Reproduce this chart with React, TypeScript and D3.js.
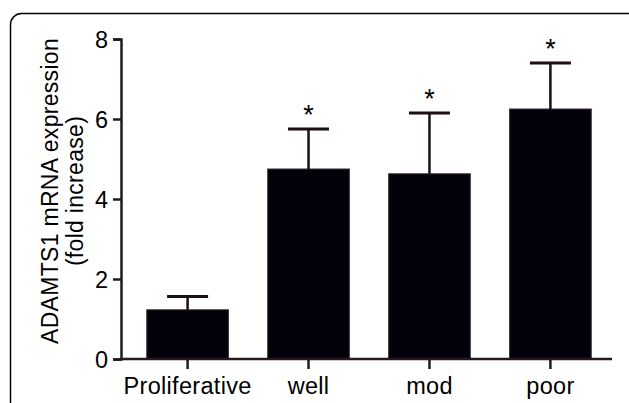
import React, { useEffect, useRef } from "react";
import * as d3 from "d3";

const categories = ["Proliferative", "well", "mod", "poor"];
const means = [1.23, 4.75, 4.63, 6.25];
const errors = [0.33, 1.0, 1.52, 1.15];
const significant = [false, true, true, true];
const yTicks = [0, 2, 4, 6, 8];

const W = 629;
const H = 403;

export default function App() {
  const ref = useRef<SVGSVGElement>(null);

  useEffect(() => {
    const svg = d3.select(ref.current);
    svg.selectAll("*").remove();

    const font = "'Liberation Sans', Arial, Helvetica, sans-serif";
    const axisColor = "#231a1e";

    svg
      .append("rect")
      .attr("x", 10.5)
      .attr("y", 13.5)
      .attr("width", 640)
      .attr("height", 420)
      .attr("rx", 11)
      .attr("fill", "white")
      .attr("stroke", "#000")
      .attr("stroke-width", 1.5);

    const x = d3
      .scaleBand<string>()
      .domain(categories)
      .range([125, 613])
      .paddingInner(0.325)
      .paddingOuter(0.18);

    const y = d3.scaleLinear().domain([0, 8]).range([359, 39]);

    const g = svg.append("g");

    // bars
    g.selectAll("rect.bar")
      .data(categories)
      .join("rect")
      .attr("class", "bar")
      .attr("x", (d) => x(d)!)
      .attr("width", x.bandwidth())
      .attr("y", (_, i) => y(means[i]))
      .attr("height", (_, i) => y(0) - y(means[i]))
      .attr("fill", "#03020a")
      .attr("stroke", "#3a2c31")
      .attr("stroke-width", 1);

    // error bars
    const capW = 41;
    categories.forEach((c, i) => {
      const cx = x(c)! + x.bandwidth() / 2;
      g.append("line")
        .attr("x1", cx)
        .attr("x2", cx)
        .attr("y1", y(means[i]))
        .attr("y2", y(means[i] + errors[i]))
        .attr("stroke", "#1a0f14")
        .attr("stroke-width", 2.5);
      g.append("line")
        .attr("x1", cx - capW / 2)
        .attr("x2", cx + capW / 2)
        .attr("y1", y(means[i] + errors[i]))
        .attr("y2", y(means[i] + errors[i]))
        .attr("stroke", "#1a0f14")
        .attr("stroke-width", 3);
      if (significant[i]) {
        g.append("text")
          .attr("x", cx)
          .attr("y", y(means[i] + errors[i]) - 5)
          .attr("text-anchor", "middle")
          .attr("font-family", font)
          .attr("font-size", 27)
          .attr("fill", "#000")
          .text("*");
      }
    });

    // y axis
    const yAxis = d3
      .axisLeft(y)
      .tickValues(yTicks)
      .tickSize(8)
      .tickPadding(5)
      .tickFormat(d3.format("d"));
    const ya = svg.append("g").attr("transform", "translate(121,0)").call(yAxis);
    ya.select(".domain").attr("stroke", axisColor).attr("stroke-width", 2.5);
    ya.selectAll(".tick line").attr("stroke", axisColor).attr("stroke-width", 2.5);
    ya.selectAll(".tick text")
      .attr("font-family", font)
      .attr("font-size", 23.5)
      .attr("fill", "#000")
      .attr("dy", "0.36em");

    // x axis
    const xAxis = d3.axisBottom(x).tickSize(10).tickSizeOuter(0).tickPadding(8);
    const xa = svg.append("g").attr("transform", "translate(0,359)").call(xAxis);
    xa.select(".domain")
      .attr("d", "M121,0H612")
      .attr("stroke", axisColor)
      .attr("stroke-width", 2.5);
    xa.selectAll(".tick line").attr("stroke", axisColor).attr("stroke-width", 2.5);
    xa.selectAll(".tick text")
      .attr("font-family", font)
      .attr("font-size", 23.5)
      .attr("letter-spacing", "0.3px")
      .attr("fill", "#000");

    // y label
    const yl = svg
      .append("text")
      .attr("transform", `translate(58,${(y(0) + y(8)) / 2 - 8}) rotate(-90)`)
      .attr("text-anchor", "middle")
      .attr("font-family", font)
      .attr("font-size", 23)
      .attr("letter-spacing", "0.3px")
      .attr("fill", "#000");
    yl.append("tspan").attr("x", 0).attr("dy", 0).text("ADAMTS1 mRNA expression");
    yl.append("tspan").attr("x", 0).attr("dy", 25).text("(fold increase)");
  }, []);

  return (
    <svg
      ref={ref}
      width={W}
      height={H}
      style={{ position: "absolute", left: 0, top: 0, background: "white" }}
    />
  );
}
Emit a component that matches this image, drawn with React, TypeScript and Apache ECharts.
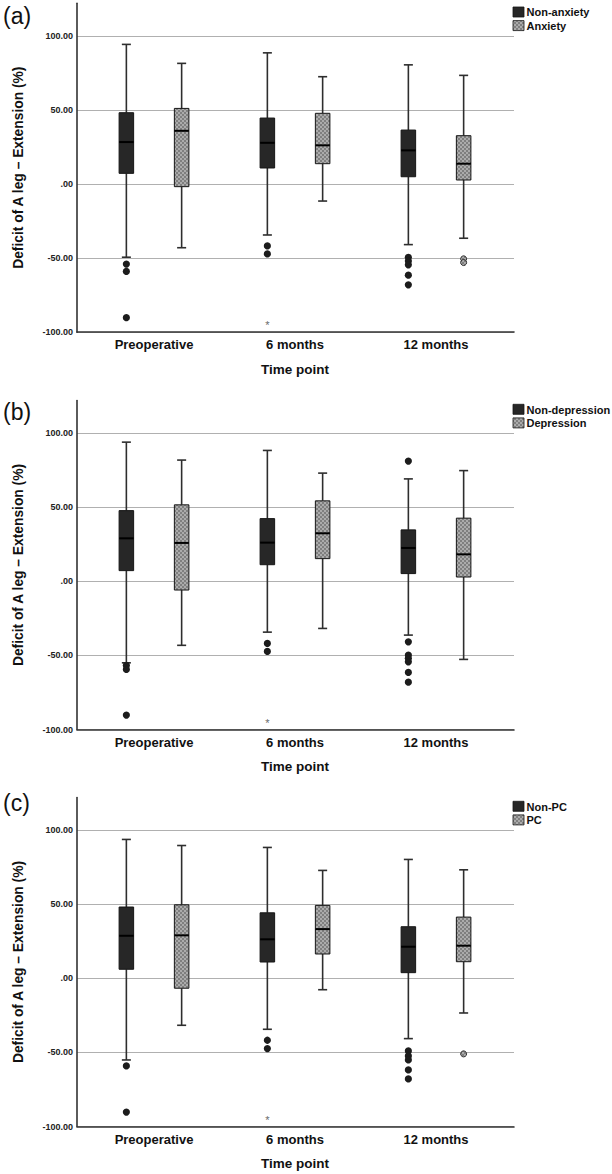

────

• Work to complete:
Only the lines from the start of the records above through the line containing "const y = d3.scaleLinear().domain([0, 8]).range([359, 39]);" should be returned, exactly and with both ends, please; the pictures stay out.

• Task result:
Reproduce this chart with React, TypeScript and D3.js.
import React, { useEffect, useRef } from "react";
import * as d3 from "d3";

const categories = ["Proliferative", "well", "mod", "poor"];
const means = [1.23, 4.75, 4.63, 6.25];
const errors = [0.33, 1.0, 1.52, 1.15];
const significant = [false, true, true, true];
const yTicks = [0, 2, 4, 6, 8];

const W = 629;
const H = 403;

export default function App() {
  const ref = useRef<SVGSVGElement>(null);

  useEffect(() => {
    const svg = d3.select(ref.current);
    svg.selectAll("*").remove();

    const font = "'Liberation Sans', Arial, Helvetica, sans-serif";
    const axisColor = "#231a1e";

    svg
      .append("rect")
      .attr("x", 10.5)
      .attr("y", 13.5)
      .attr("width", 640)
      .attr("height", 420)
      .attr("rx", 11)
      .attr("fill", "white")
      .attr("stroke", "#000")
      .attr("stroke-width", 1.5);

    const x = d3
      .scaleBand<string>()
      .domain(categories)
      .range([125, 613])
      .paddingInner(0.325)
      .paddingOuter(0.18);

    const y = d3.scaleLinear().domain([0, 8]).range([359, 39]);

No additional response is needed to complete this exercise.